Haunted House In Trouble For Simulating Rape; Simulations Of Murder And Bondage Still Ok

HuffPo- The managing partner of Kim Tam Park near Akron, Ohio said he was “shocked and appalled” Monday after learning of allegations that employees staged a mock rape in a haunted house on park grounds. 

Earlier, Sarah Lelonek told local ABC News affiliate WEWS that a man in a mask “pushed down” her boyfriend, Ryan Carr, while the pair visited Akron Fright Fest at the park. 

“She comes over and yells, ‘Stop! What are you doing? That’s my boyfriend,’” Carr recalled Lelonek saying. He then described the masked person’s response: “‘Not anymore, he’s mine now. I’m going to rape him,’ and then he started thrusting against me.” 

In a statement provided to HuffPost, Jeremy Caudill said that while investigations into the incident were ongoing “there is no place for anything like this at our park.”

“Obviously, rape is a horrible act,” he said. “Even a mock rape scene has no place as part of any entertainment.”

According to the park, the fright fest consists of three “all age haunted houses” and three “adult only” haunted houses that require visitors to sign a waiver before entering.

Carr and Lelonek are adamant that the event occurred in an all-ages haunted house.

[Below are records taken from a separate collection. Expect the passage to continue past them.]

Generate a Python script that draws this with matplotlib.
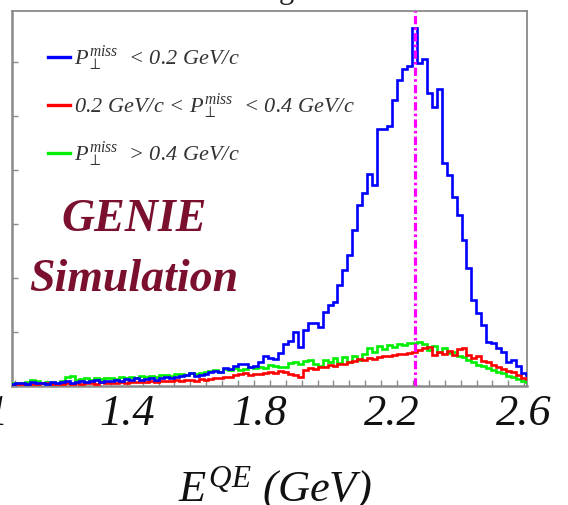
import numpy as np
import matplotlib
matplotlib.use("Agg")
import matplotlib.pyplot as plt
from matplotlib.lines import Line2D
from matplotlib.ticker import MultipleLocator
from matplotlib.transforms import offset_copy

plt.rcParams["font.family"] = ["Liberation Serif", "DejaVu Serif"]
plt.rcParams["mathtext.fontset"] = "custom"
plt.rcParams["mathtext.rm"] = "Liberation Serif"
plt.rcParams["mathtext.it"] = "Liberation Serif:italic"
plt.rcParams["mathtext.bf"] = "Liberation Serif:bold"

# Binning of the reconstructed energy histograms (GeV)
bin_start = 1.047
bin_width = 0.015

# Counts per bin for the three missing-transverse-momentum slices
low_pt = [
    8, 12, 10, 6, 14, 10, 12, 9, 15, 11,
    14, 18, 12, 16, 20, 13, 17, 22, 15, 19,
    18, 24, 20, 26, 22, 28, 21, 25, 30, 24,
    28, 32, 30, 35, 38, 42, 48, 36, 40, 44,
    52, 55, 52, 67, 63, 74, 81, 81, 70, 74,
    89, 111, 104, 100, 122, 156, 167, 200, 144, 207,
    233, 233, 218, 274, 300, 311, 374, 430, 485, 578,
    670, 714, 784, 744, 951, 951, 962, 1058, 1132, 1173,
    1184, 1325, 1195, 1213, 1084, 1033, 1099, 825, 781, 700,
    633, 540, 437, 318, 270, 226, 163, 159, 141, 126,
    89, 96, 74, 48, 40,
]
mid_pt = [
    5, 6, 8, 7, 6, 9, 12, 10, 8, 7,
    8, 10, 9, 11, 8, 12, 10, 9, 13, 11,
    12, 10, 14, 12, 15, 13, 16, 14, 17, 15,
    18, 20, 17, 22, 19, 24, 21, 20, 25, 22,
    26, 30, 28, 34, 32, 40, 44, 48, 42, 46,
    44, 50, 52, 48, 54, 52, 46, 40, 34, 60,
    68, 64, 72, 70, 78, 74, 82, 80, 88, 92,
    100, 96, 104, 100, 108, 112, 110, 116, 120, 118,
    122, 126, 133, 141, 144, 115, 126, 118, 130, 115,
    137, 141, 115, 104, 111, 93, 89, 78, 70, 63,
    56, 52, 41, 30, 26,
]
high_pt = [
    10, 12, 11, 13, 22, 20, 12, 14, 16, 12,
    18, 35, 36, 22, 25, 28, 24, 30, 26, 28,
    30, 26, 32, 28, 34, 30, 36, 32, 38, 34,
    40, 42, 38, 44, 46, 40, 48, 44, 50, 52,
    55, 58, 52, 62, 60, 66, 58, 64, 70, 66,
    72, 68, 78, 74, 70, 72, 86, 90, 82, 92,
    96, 81, 74, 96, 89, 104, 85, 107, 89, 111,
    96, 118, 141, 126, 148, 137, 152, 144, 156, 152,
    159, 159, 163, 156, 133, 148, 126, 141, 122, 126,
    111, 107, 96, 89, 78, 74, 67, 59, 52, 48,
    37, 33, 26, 19, 15,
]

series_labels = [
    r"$P_{\perp}^{miss}$  < 0.2 GeV/c",
    r"0.2 GeV/c < $P_{\perp}^{miss}$  < 0.4 GeV/c",
    r"$P_{\perp}^{miss}$  > 0.4 GeV/c",
]
series_colors = ["#0000ff", "#ff0000", "#00ee00"]

beam_energy = 2.27
tick_values = [1.0, 1.4, 1.8, 2.2, 2.6]
tick_labels = ["1", "1.4", "1.8", "2.2", "2.6"]

fig = plt.figure(figsize=(5.68, 5.05), dpi=100)
ax = fig.add_axes([12 / 568, 1 - 386 / 505, 515 / 568, 375 / 505])

n_bins = len(low_pt)
edges = bin_start + bin_width * np.arange(n_bins + 1)

# draw lower-statistics slices first so the dominant one sits on top
for counts, color, z in zip([high_pt, mid_pt, low_pt],
                            [series_colors[2], series_colors[1], series_colors[0]],
                            [3, 4, 5]):
    ax.stairs(counts, edges, color=color, lw=1.9, zorder=z, baseline=None)

ax.axvline(beam_energy, color="#ff00ff", lw=2.3, zorder=6,
           dashes=[2.6, 1.0, 0.8, 1.0])

ax.set_xlim(1.053, 2.610)
ax.set_ylim(0, 1389)

# frame and ticks
for side, sp in ax.spines.items():
    sp.set_color("#8a8a8a")
    sp.set_linewidth(1.3)
ax.spines["left"].set_linewidth(1.8)
ax.spines["bottom"].set_linewidth(1.8)

ax.yaxis.set_major_locator(MultipleLocator(200))
ax.set_yticklabels([])
ax.xaxis.set_major_locator(MultipleLocator(0.04807, offset=2.2653 % 0.04807))
ax.set_xticklabels([])
ax.tick_params(axis="both", which="major", direction="in", length=4.5,
               width=1.0, color="#8a8a8a", top=False, right=False)

# energy axis labels (the leftmost one sits partly beyond the canvas edge)
label_shift = [2, 0, 0, 0, 0]
for val, lab, dx in zip(tick_values, tick_labels, label_shift):
    tr = offset_copy(ax.get_xaxis_transform(), fig=fig, x=dx, y=0, units="dots")
    ax.text(val, -0.075, lab, transform=tr,
            ha="center", va="center", fontsize=32, style="italic",
            color="#111111", clip_on=False)

fig.text(275 / 568, 1 - 489 / 505, r"$E^{QE}$ (GeV)", ha="center", va="center",
         fontsize=32, style="italic", color="#111111")

# legend
handles = [Line2D([], [], color=c, lw=2.4) for c in series_colors]
leg = ax.legend(handles, series_labels, loc="upper left",
                bbox_to_anchor=(0.070, 0.913), frameon=False,
                handlelength=1.0, handletextpad=0.15, labelspacing=0.82,
                prop={"size": 16, "style": "italic"}, labelcolor="#333333",
                borderaxespad=0, borderpad=0)

# simulation tag
tag_color = "#7a0f2e"
ax.text(122 / 515, 1 - (220 - 11) / 375, "GENIE",
        transform=ax.transAxes, ha="center", va="center", fontsize=33,
        fontweight="bold", style="italic", color=tag_color)
ax.text(121.5 / 515, 1 - (280 - 11) / 375, "Simulation",
        transform=ax.transAxes, ha="center", va="center", fontsize=33,
        fontweight="bold", style="italic", color=tag_color)

# descender of the title line above the frame
fig.text(286 / 568, 1 + 2 / 505, "g", ha="center", va="baseline",
         fontsize=22, color="#222222")

fig.savefig("out.png", dpi=100)
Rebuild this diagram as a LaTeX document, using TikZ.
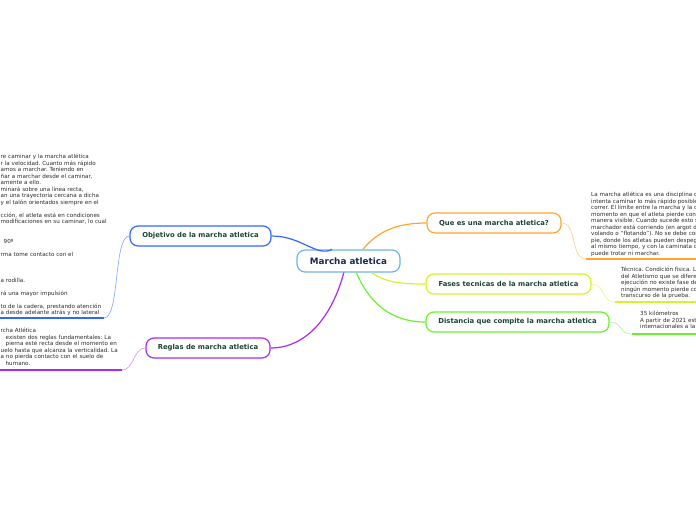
\documentclass[tikz,border=0pt]{standalone}
\usepackage{fontspec}
\setmainfont{DejaVu Sans}
\usetikzlibrary{positioning}
\definecolor{rootblue}{HTML}{6EB4E6}
\definecolor{roottxt}{HTML}{1B2A4A}
\definecolor{labtxt}{HTML}{1C4336}
\definecolor{notetxt}{HTML}{2A2A2A}
\definecolor{objblue}{HTML}{3366FF}
\definecolor{objlight}{HTML}{7FA2FF}
\definecolor{regpurple}{HTML}{AA2AF5}
\definecolor{reglight}{HTML}{D493FF}
\definecolor{queorange}{HTML}{FFA530}
\definecolor{quelight}{HTML}{FFCB85}
\definecolor{fasyellow}{HTML}{D2F52A}
\definecolor{faslight}{HTML}{E2FA85}
\definecolor{disgreen}{HTML}{6CF030}
\definecolor{dislight}{HTML}{A8F585}
\tikzset{
    root/.style={draw=rootblue, line width=1.2pt, rounded corners=8pt, fill=white, minimum width=103pt, minimum height=22pt, inner sep=0pt, text=roottxt, font=\bfseries\fontsize{8.8}{10}\selectfont},
    topic/.style={draw, line width=1.2pt, rounded corners=8pt, fill=white, minimum height=20pt, inner sep=0pt, text=labtxt, font=\bfseries\fontsize{6.85}{8}\selectfont},
    note/.style={anchor=base west, inner sep=0pt, align=left, text width=170pt, text=notetxt, font=\frenchspacing\fontsize{5.6}{6.5}\selectfont},
    branch/.style={line width=1.2pt},
    twig/.style={line width=0.6pt},
    uline/.style={line width=1.7pt}
}
\begin{document}
\begin{tikzpicture}[x=1pt, y=-1pt]
    \useasboundingbox (0,0) rectangle (696,520);
    \clip (0,0) rectangle (696,520);

    \node[root] (mar) at (348.5,261) {Marcha atletica};
    \node[topic, draw=objblue, minimum width=141pt] (obj) at (200.5,236) {Objetivo de la marcha atletica};
    \node[topic, draw=regpurple, minimum width=124pt] (reg) at (208,348) {Reglas de marcha atletica};
    \node[topic, draw=queorange, minimum width=134pt] (que) at (494,223) {Que es una marcha atletica?};
    \node[topic, draw=fasyellow, minimum width=165pt] (fas) at (508.5,284) {Fases tecnicas de la marcha atletica};
    \node[topic, draw=disgreen, minimum width=183pt] (dis) at (517.5,322) {Distancia que compite la marcha atletica};

    \node[note] (objnote) at (0.5,158.7) {re caminar y la marcha atlética\\
        r la velocidad. Cuanto más rápido\\
        amos a marchar. Teniendo en\\
        ñar a marchar desde el caminar,\\
        amente a ello.\\
        minará sobre una línea recta,\\
        an una trayectoria cercana a dicha\\
        y el talón orientados siempre en el\\
        \mbox{}\\
        cción, el atleta está en condiciones\\
        modificaciones en su caminar, lo cual\\
        \mbox{}\\
        \mbox{}\\
        \hspace*{3pt}90º\\
        \mbox{}\\
        rma tome contacto con el\\
        \mbox{}\\
        \mbox{}\\
        \mbox{}\\
        a rodilla.\\
        \mbox{}\\
        rá una mayor impulsión\\
        \mbox{}\\
        to de la cadera, prestando atención\\
        a desde adelante atrás y no lateral};
    \node[note] (regnote) at (0.5,332.7) {rcha Atlética\\
        \hspace*{5pt}existen dos reglas fundamentales: La\\
        \hspace*{5pt}pierna esté recta desde el momento en\\
        uelo hasta que alcanza la verticalidad. La\\
        a no pierda contacto con el suelo de\\
        \hspace*{5pt}humano.};
    \node[note] (quenote) at (591,196.7) {La marcha atlética es una disciplina d\\
        intenta caminar lo más rápido posible\\
        correr. El límite entre la marcha y la c\\
        momento en que el atleta pierde cont\\
        manera visible. Cuando sucede esto s\\
        marchador está corriendo (en argot d\\
        volando o ``flotando''). No se debe con\\
        pie, donde los atletas pueden despeg\\
        al mismo tiempo, y con la caminata d\\
        puede trotar ni marchar.};
    \node[note] (fasnote) at (621,271.7) {Técnica. Condición física. L\\
        del Atletismo que se difere\\
        ejecución no existe fase de\\
        ningún momento pierde co\\
        transcurso de la prueba.};
    \node[note] (disnote) at (640,315.7) {35 kilómetros\\
        A partir de 2021 est\\
        internacionales a la .};

    \draw[branch, objblue] (mar.145) .. controls +(-15,8) and +(30,0) .. (obj.east);
    \draw[branch, regpurple] (mar.-112) .. controls +(-12,45) and +(35,0) .. (reg.east);
    \draw[branch, queorange] (mar.39) .. controls +(15,-18) and +(-30,0) .. (que.west);
    \draw[branch, fasyellow] (mar.-27) .. controls +(15,10) and +(-25,0) .. (fas.west);
    \draw[branch, disgreen] (mar.-56) .. controls +(15,35) and +(-30,0) .. (dis.west);

    \coordinate (objua) at (0,318);
    \coordinate (objub) at (104,318);
    \coordinate (regua) at (0,370);
    \coordinate (regub) at (122,370);
    \coordinate (queua) at (586,259);
    \coordinate (queub) at (696,259);
    \coordinate (fasua) at (615,302);
    \coordinate (fasub) at (696,302);
    \coordinate (disua) at (632,334);
    \coordinate (disub) at (696,334);

    \draw[uline, objblue] (objua) -- (objub);
    \draw[uline, regpurple] (regua) -- (regub);
    \draw[uline, queorange] (queua) -- (queub);
    \draw[uline, fasyellow] (fasua) -- (fasub);
    \draw[uline, disgreen] (disua) -- (disub);

    \draw[twig, objlight] (obj.west) .. controls +(-16,0) and +(16,0) .. (objub);
    \draw[twig, reglight] (reg.west) .. controls +(-12,0) and +(12,0) .. (regub);
    \draw[twig, quelight] (que.east) .. controls +(16,0) and +(-16,0) .. (queua);
    \draw[twig, faslight] (fas.east) .. controls +(14,0) and +(-14,0) .. (fasua);
    \draw[twig, dislight] (dis.east) .. controls +(14,0) and +(-14,0) .. (disua);
\end{tikzpicture}
\end{document}
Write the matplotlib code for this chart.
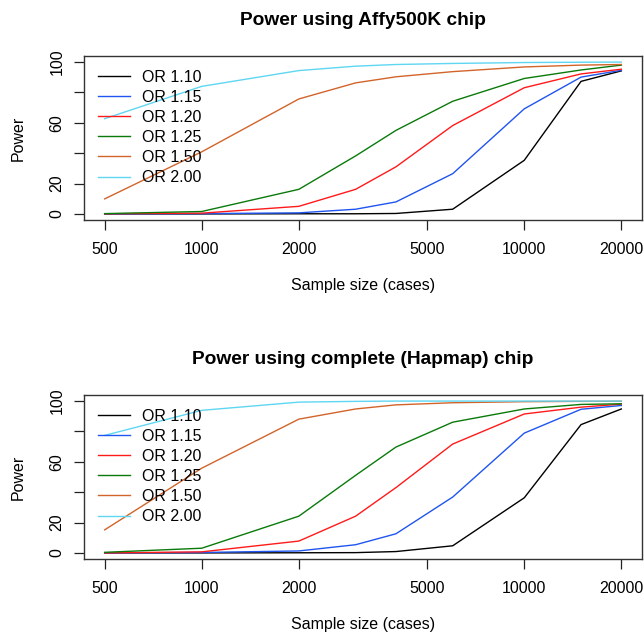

“No. I can’t handle that. Too spooky.”

“Ok, let’s do the all-ages tour.”

“Great. I’ll buy us a couple bottles of water in case our throats get sore from screaming!”

Sarah and Ryan thought they’d played it safe. They thought they’d made the right decision. Little did they know that the 16-year-old kid who wears the Jason mask in Room 6 of the R-rated tour had been huffing turpentine all afternoon. When the manager yelled “places, everyone,” the teen was completely disoriented. He stumbled into what he thought was his position, behind the creaky door in the “haunted AirBNB bedroom” of the R-rated circuit. Instead, he’d passed through a fire door that spit him out into the all-ages, family-friendly tour. There, he crouched on his haunches, balancing with difficulty against his plastic machetes. He waited.

The turpentine fumes had made him horny. An aspiring actor, he’d applied for the role on actorsaccess.com. He’d submitted his headshot, bio, and a short reel of him wielding sticks to show off his fencing skills. The role paid so little, and the talent pool was so small in Akron, Ohio, that the haunted house had hired him on the spot. No interview, no audition necessary. This was his second month on the job.

He could hear the couple approaching, winding their way through the adjacent rooms. There goes the jack-in-the-box, he thought, hearing Sarah shriek as the toy burst forth. I’m next. 

The door creaked open. Per his orders, the boy was supposed to jump from behind the door as the couple hit their mark in the center of the room. He would walk slowly toward them, making no noise, swinging his swords slowly like pinwheels. If he truly embodied the character, he would send them screaming from the room, on to the next stop. Then, he’d resume his position and repeat this for hours.

Sometimes people fucked with him. Guys would try to impress their girlfriends and stand still, rooted to the floor, telling him “I’m not scared of you.” You couldn’t do much with these people. They didn’t want to play the game.

The job was dull–duller than his blades. To make things interesting, he and the goblin in room two had taken to inhalants. They’d douse a dirty rag in turpentine, paint thinner, or whatever else they could find under the dirty sink in the break room, pull their masks up, and breathe deeply through their noses. The high actually informed their work as actors, and recent yelp reviews had commended the “convincing, terrifying lurch of both the goblin and Jason characters.”

But being a 16-year-old boy comes with a great dear of hormonal influence. The boy had no control over his urges. And when the couple came into the room, he decided to let his instincts take over, to get out of his head, per the Meisner method of acting. He pounced on the young man.

“Stop! What are you doing? That’s my boyfriend,” screamed the girl.

“Not anymore. He’s mine now. I’m going to rape him!” yelled the actor, fully embodying his character now. He began to dry-hump the young man, as if to suggest that they could do more if only the girl would leave them alone.

In hindsight, it was a bold choice. Too bold, perhaps. But then again, acting is all about taking risks. Where he’d expected his scene partner to “yes, and…” him, he’d instead found himself bathed in light as the manager ran into the room. There he was, lying on top of a customer, humping his thigh like a Corgi.

He no longer works at the haunted house. But he hasn’t given up on the acting dream. He’s running around in the commercial circuit these days, doing voiceover work when he can get it.

But if you ask anyone in Akron about the haunted house, they’ll say the old Jason was the best they ever had.

 

PS-

Lelonek and Carr’s experience is similar to that of a 16-year-old visitor, whose mother told Fox 8 that her son “was with a group of friends going through three non-waiver houses.”

“He said he was thrown onto a mattress by some guy in a pig mask. The guy was “humping” him, demanded he squeal like a pig and then forcefully took his legs and was trying to pull them apart,” she said. “This is not something that belongs in a haunted house.”